═══ Data lines
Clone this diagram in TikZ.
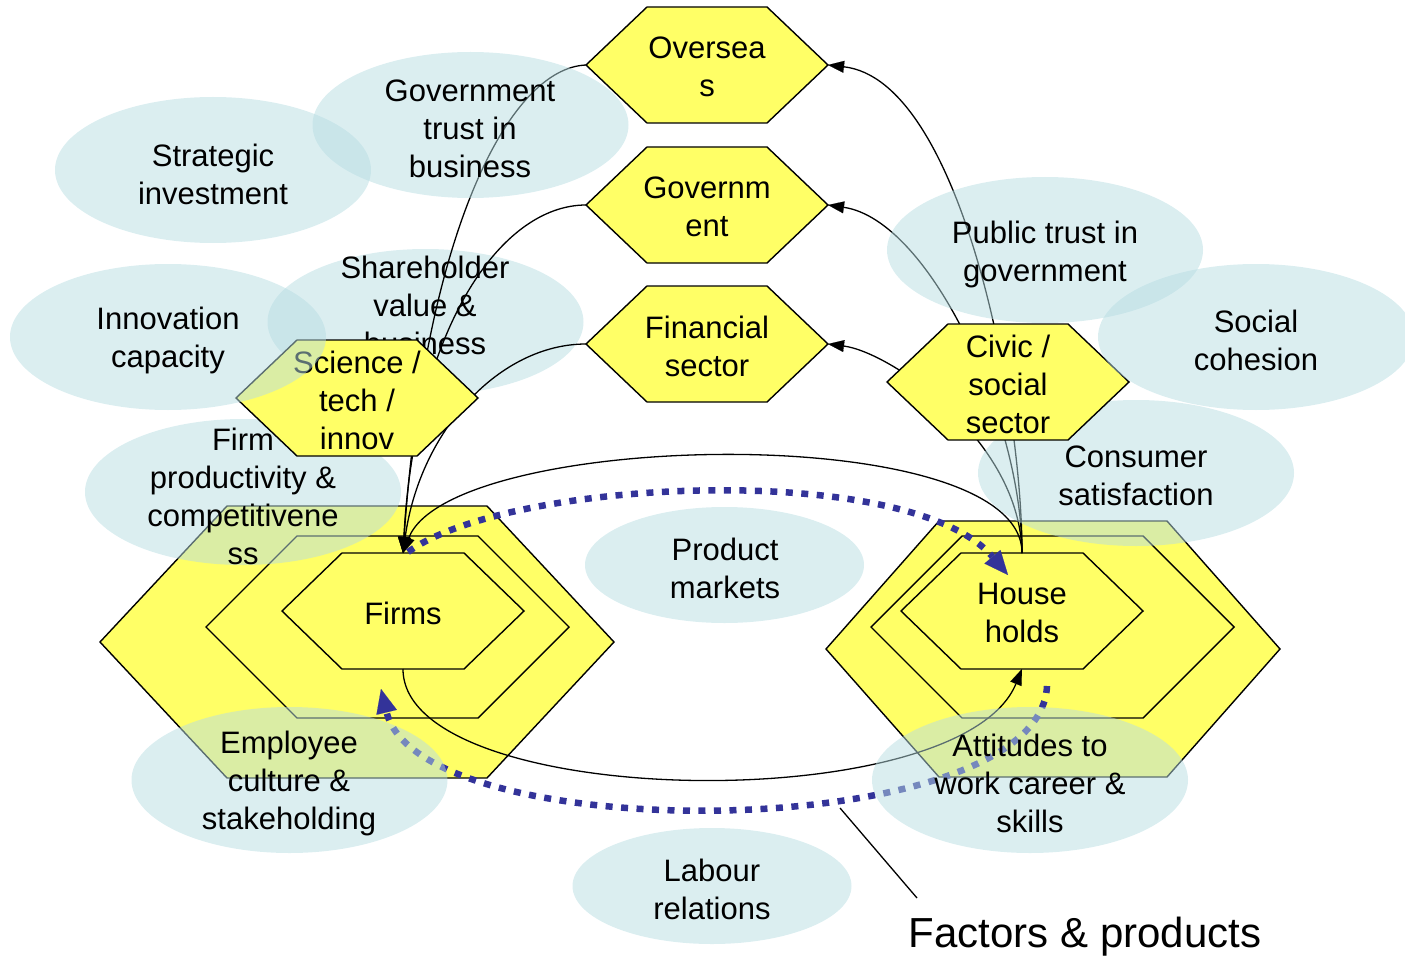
\documentclass[tikz,border=0pt]{standalone}
\usepackage{fontspec}
\setmainfont{Liberation Sans}
\usetikzlibrary{calc,arrows.meta,shapes.geometric}
\definecolor{hexyellow}{RGB}{255,255,102}
\definecolor{ellblue}{RGB}{183,221,226}
\definecolor{dotblue}{RGB}{51,51,153}
\tikzset{
  hexbox/.style={fill=hexyellow, draw=black, line width=1.4pt, line join=miter},
  lbl/.style={font=\fontsize{31}{38}\selectfont, align=center, inner sep=0pt, yshift=-2pt},
  oval/.style={shape=ellipse, fill=ellblue, fill opacity=0.5, draw=none, inner sep=0pt, minimum width=316pt, minimum height=146pt},
  smalloval/.style={oval, minimum width=279pt, minimum height=116pt},
  conn/.style={draw=black, line width=1.3pt},
  arr/.style={-{Triangle[length=16pt,width=12pt,line width=0.1pt]}},
  flow/.style={draw=dotblue, line width=6.5pt, dash pattern=on 7pt off 8.5pt, -{Triangle[length=24pt,width=21pt,line width=0.1pt]}},
}
\newcommand\hexpoly[4]{%
  \filldraw[hexbox] ($(#1)+(-#2,0)$) -- ($(#1)+(-#2+#4,-#3)$) -- ($(#1)+(#2-#4,-#3)$) -- ($(#1)+(#2,0)$) -- ($(#1)+(#2-#4,#3)$) -- ($(#1)+(-#2+#4,#3)$) -- cycle;}
\begin{document}
\begin{tikzpicture}[x=1pt,y=-1pt]
\useasboundingbox (0,0) rectangle (1405,960);
% centres
\coordinate (oversC) at (707,65);
\coordinate (govC) at (707,205);
\coordinate (finC) at (707,344);
\coordinate (sciC) at (357,398);
\coordinate (civC) at (1008,382);
\coordinate (firmC) at (403,611);
\coordinate (firmM) at (387.5,627);
\coordinate (firmO) at (357,642);
\coordinate (hhC) at (1022,611);
\coordinate (hhM) at (1052.5,627);
\coordinate (hhO) at (1053,649);
% anchor points
\coordinate (oversL) at ($(oversC)+(-121,0)$);
\coordinate (oversR) at ($(oversC)+(121,0)$);
\coordinate (govL) at ($(govC)+(-121,0)$);
\coordinate (govR) at ($(govC)+(121,0)$);
\coordinate (finL) at ($(finC)+(-121,0)$);
\coordinate (finR) at ($(finC)+(121,0)$);
\coordinate (firmT) at ($(firmC)+(0,-58)$);
\coordinate (firmB) at ($(firmC)+(0,58)$);
\coordinate (hhT) at ($(hhC)+(0,-58)$);
\coordinate (hhB) at ($(hhC)+(0,58)$);
\coordinate (dotA) at (408,552);
\coordinate (dotB) at (1008,575);
\coordinate (dotC) at (1047,686);
\coordinate (dotD) at (381,689);
\coordinate (fpA) at (840,808);
\coordinate (fpB) at (917,898);

% firms and households
\hexpoly{firmO}{257}{136}{127}
\hexpoly{firmM}{181.5}{91}{91}
\hexpoly{firmC}{121}{58}{60}
\node[lbl] (firms) at (firmC) {Firms};
\hexpoly{hhO}{227}{128}{113}
\hexpoly{hhM}{181.5}{91}{91}
\hexpoly{hhC}{121}{58}{60}
\node[lbl] (households) at (hhC) {House\\holds};

% ellipses lying under the connectors
\node[oval] (shareE) at (425.5,322) {};
\node[lbl] (shareT) at (425,303) {Shareholder\\value \&\\business};
\node[oval] (firmprodE) at (243,492) {};
\node[lbl] (firmprodT) at (243,494) {Firm\\productivity \&\\competitivene\\ss};

% connectors
\draw[conn,arr] (oversL) .. controls (510,68) and (425,230) .. (firmT);
\draw[conn,arr] (govL) .. controls (500,205) and (415,330) .. (firmT);
\draw[conn,arr] (finL) .. controls (500,344) and (420,430) .. (firmT);
\draw[conn,arr] (hhT) .. controls (1022,400) and (960,80) .. (oversR);
\draw[conn,arr] (hhT) .. controls (1022,420) and (930,220) .. (govR);
\draw[conn,arr] (hhT) .. controls (1020,440) and (890,352) .. (finR);
\draw[conn,arr] (hhT) .. controls (1022,418) and (450,430) .. (firmT);
\draw[conn,arr] (firmB) .. controls (403,810) and (960,820) .. (hhB);
\draw[flow] (dotA) .. controls (510,478) and (910,460) .. (dotB);
\draw[flow] (dotC) .. controls (1040,845) and (420,850) .. (dotD);

% ellipse under the civic hexagon
\node[oval] (consE) at (1136,473) {};

% sector hexagons
\hexpoly{oversC}{121}{58}{61}
\node[lbl] (overseas) at (oversC) {Oversea\\s};
\hexpoly{govC}{121}{58}{61}
\node[lbl] (government) at (govC) {Governm\\ent};
\hexpoly{finC}{121}{58}{61}
\node[lbl] (financial) at (finC) {Financial\\sector};
\hexpoly{sciC}{121}{58}{61}
\node[lbl] (science) at (sciC) {Science /\\tech /\\innov};
\hexpoly{civC}{121}{58}{61}
\node[lbl] (civic) at (civC) {Civic /\\social\\sector};
\node[lbl] (consT) at (1136,474) {Consumer\\satisfaction};

% ellipses on top
\node[oval] (stratE) at (213,170) {};
\node[lbl] (stratT) at (213,172) {Strategic\\investment};
\node[oval] (govtrustE) at (470.5,125) {};
\node[lbl] (govtrustT) at (470,127) {Government\\trust in\\business};
\node[oval] (innovE) at (168,337) {};
\node[lbl] (innovT) at (168,338) {Innovation\\capacity};
\node[oval] (pubtrustE) at (1045,250) {};
\node[lbl] (pubtrustT) at (1045,252) {Public trust in\\government};
\node[oval] (socialE) at (1256,337) {};
\node[lbl] (socialT) at (1256,338) {Social\\cohesion};
\node[smalloval] (prodE) at (724.5,565) {};
\node[lbl] (prodT) at (725,566) {Product\\markets};
\node[oval] (emplE) at (289.5,780) {};
\node[lbl] (emplT) at (289,781) {Employee\\culture \&\\stakeholding};
\node[oval] (attE) at (1030,780) {};
\node[lbl] (attT) at (1030,781) {Attitudes to\\work career \&\\skills};
\node[smalloval] (labE) at (712,886) {};
\node[lbl] (labT) at (712,887) {Labour\\relations};

% callout
\node[font=\fontsize{42}{50}\selectfont, inner sep=0pt] (fp) at (1085,937) {Factors \& products};
\draw[conn] (fpA) -- (fpB);
\end{tikzpicture}
\end{document}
══════
* **Problem statement**:
Transcribe the whole listing exactly. Pictures stay out of your copy.

* **Solution**:
Clone this diagram in TikZ.
\documentclass[tikz,border=0pt]{standalone}
\usepackage{fontspec}
\setmainfont{Liberation Sans}
\usetikzlibrary{calc,arrows.meta,shapes.geometric}
\definecolor{hexyellow}{RGB}{255,255,102}
\definecolor{ellblue}{RGB}{183,221,226}
\definecolor{dotblue}{RGB}{51,51,153}
\tikzset{
  hexbox/.style={fill=hexyellow, draw=black, line width=1.4pt, line join=miter},
  lbl/.style={font=\fontsize{31}{38}\selectfont, align=center, inner sep=0pt, yshift=-2pt},
  oval/.style={shape=ellipse, fill=ellblue, fill opacity=0.5, draw=none, inner sep=0pt, minimum width=316pt, minimum height=146pt},
  smalloval/.style={oval, minimum width=279pt, minimum height=116pt},
  conn/.style={draw=black, line width=1.3pt},
  arr/.style={-{Triangle[length=16pt,width=12pt,line width=0.1pt]}},
  flow/.style={draw=dotblue, line width=6.5pt, dash pattern=on 7pt off 8.5pt, -{Triangle[length=24pt,width=21pt,line width=0.1pt]}},
}
\newcommand\hexpoly[4]{%
  \filldraw[hexbox] ($(#1)+(-#2,0)$) -- ($(#1)+(-#2+#4,-#3)$) -- ($(#1)+(#2-#4,-#3)$) -- ($(#1)+(#2,0)$) -- ($(#1)+(#2-#4,#3)$) -- ($(#1)+(-#2+#4,#3)$) -- cycle;}
\begin{document}
\begin{tikzpicture}[x=1pt,y=-1pt]
\useasboundingbox (0,0) rectangle (1405,960);
% centres
\coordinate (oversC) at (707,65);
\coordinate (govC) at (707,205);
\coordinate (finC) at (707,344);
\coordinate (sciC) at (357,398);
\coordinate (civC) at (1008,382);
\coordinate (firmC) at (403,611);
\coordinate (firmM) at (387.5,627);
\coordinate (firmO) at (357,642);
\coordinate (hhC) at (1022,611);
\coordinate (hhM) at (1052.5,627);
\coordinate (hhO) at (1053,649);
% anchor points
\coordinate (oversL) at ($(oversC)+(-121,0)$);
\coordinate (oversR) at ($(oversC)+(121,0)$);
\coordinate (govL) at ($(govC)+(-121,0)$);
\coordinate (govR) at ($(govC)+(121,0)$);
\coordinate (finL) at ($(finC)+(-121,0)$);
\coordinate (finR) at ($(finC)+(121,0)$);
\coordinate (firmT) at ($(firmC)+(0,-58)$);
\coordinate (firmB) at ($(firmC)+(0,58)$);
\coordinate (hhT) at ($(hhC)+(0,-58)$);
\coordinate (hhB) at ($(hhC)+(0,58)$);
\coordinate (dotA) at (408,552);
\coordinate (dotB) at (1008,575);
\coordinate (dotC) at (1047,686);
\coordinate (dotD) at (381,689);
\coordinate (fpA) at (840,808);
\coordinate (fpB) at (917,898);

% firms and households
\hexpoly{firmO}{257}{136}{127}
\hexpoly{firmM}{181.5}{91}{91}
\hexpoly{firmC}{121}{58}{60}
\node[lbl] (firms) at (firmC) {Firms};
\hexpoly{hhO}{227}{128}{113}
\hexpoly{hhM}{181.5}{91}{91}
\hexpoly{hhC}{121}{58}{60}
\node[lbl] (households) at (hhC) {House\\holds};

% ellipses lying under the connectors
\node[oval] (shareE) at (425.5,322) {};
\node[lbl] (shareT) at (425,303) {Shareholder\\value \&\\business};
\node[oval] (firmprodE) at (243,492) {};
\node[lbl] (firmprodT) at (243,494) {Firm\\productivity \&\\competitivene\\ss};

% connectors
\draw[conn,arr] (oversL) .. controls (510,68) and (425,230) .. (firmT);
\draw[conn,arr] (govL) .. controls (500,205) and (415,330) .. (firmT);
\draw[conn,arr] (finL) .. controls (500,344) and (420,430) .. (firmT);
\draw[conn,arr] (hhT) .. controls (1022,400) and (960,80) .. (oversR);
\draw[conn,arr] (hhT) .. controls (1022,420) and (930,220) .. (govR);
\draw[conn,arr] (hhT) .. controls (1020,440) and (890,352) .. (finR);
\draw[conn,arr] (hhT) .. controls (1022,418) and (450,430) .. (firmT);
\draw[conn,arr] (firmB) .. controls (403,810) and (960,820) .. (hhB);
\draw[flow] (dotA) .. controls (510,478) and (910,460) .. (dotB);
\draw[flow] (dotC) .. controls (1040,845) and (420,850) .. (dotD);

% ellipse under the civic hexagon
\node[oval] (consE) at (1136,473) {};

% sector hexagons
\hexpoly{oversC}{121}{58}{61}
\node[lbl] (overseas) at (oversC) {Oversea\\s};
\hexpoly{govC}{121}{58}{61}
\node[lbl] (government) at (govC) {Governm\\ent};
\hexpoly{finC}{121}{58}{61}
\node[lbl] (financial) at (finC) {Financial\\sector};
\hexpoly{sciC}{121}{58}{61}
\node[lbl] (science) at (sciC) {Science /\\tech /\\innov};
\hexpoly{civC}{121}{58}{61}
\node[lbl] (civic) at (civC) {Civic /\\social\\sector};
\node[lbl] (consT) at (1136,474) {Consumer\\satisfaction};

% ellipses on top
\node[oval] (stratE) at (213,170) {};
\node[lbl] (stratT) at (213,172) {Strategic\\investment};
\node[oval] (govtrustE) at (470.5,125) {};
\node[lbl] (govtrustT) at (470,127) {Government\\trust in\\business};
\node[oval] (innovE) at (168,337) {};
\node[lbl] (innovT) at (168,338) {Innovation\\capacity};
\node[oval] (pubtrustE) at (1045,250) {};
\node[lbl] (pubtrustT) at (1045,252) {Public trust in\\government};
\node[oval] (socialE) at (1256,337) {};
\node[lbl] (socialT) at (1256,338) {Social\\cohesion};
\node[smalloval] (prodE) at (724.5,565) {};
\node[lbl] (prodT) at (725,566) {Product\\markets};
\node[oval] (emplE) at (289.5,780) {};
\node[lbl] (emplT) at (289,781) {Employee\\culture \&\\stakeholding};
\node[oval] (attE) at (1030,780) {};
\node[lbl] (attT) at (1030,781) {Attitudes to\\work career \&\\skills};
\node[smalloval] (labE) at (712,886) {};
\node[lbl] (labT) at (712,887) {Labour\\relations};

% callout
\node[font=\fontsize{42}{50}\selectfont, inner sep=0pt] (fp) at (1085,937) {Factors \& products};
\draw[conn] (fpA) -- (fpB);
\end{tikzpicture}
\end{document}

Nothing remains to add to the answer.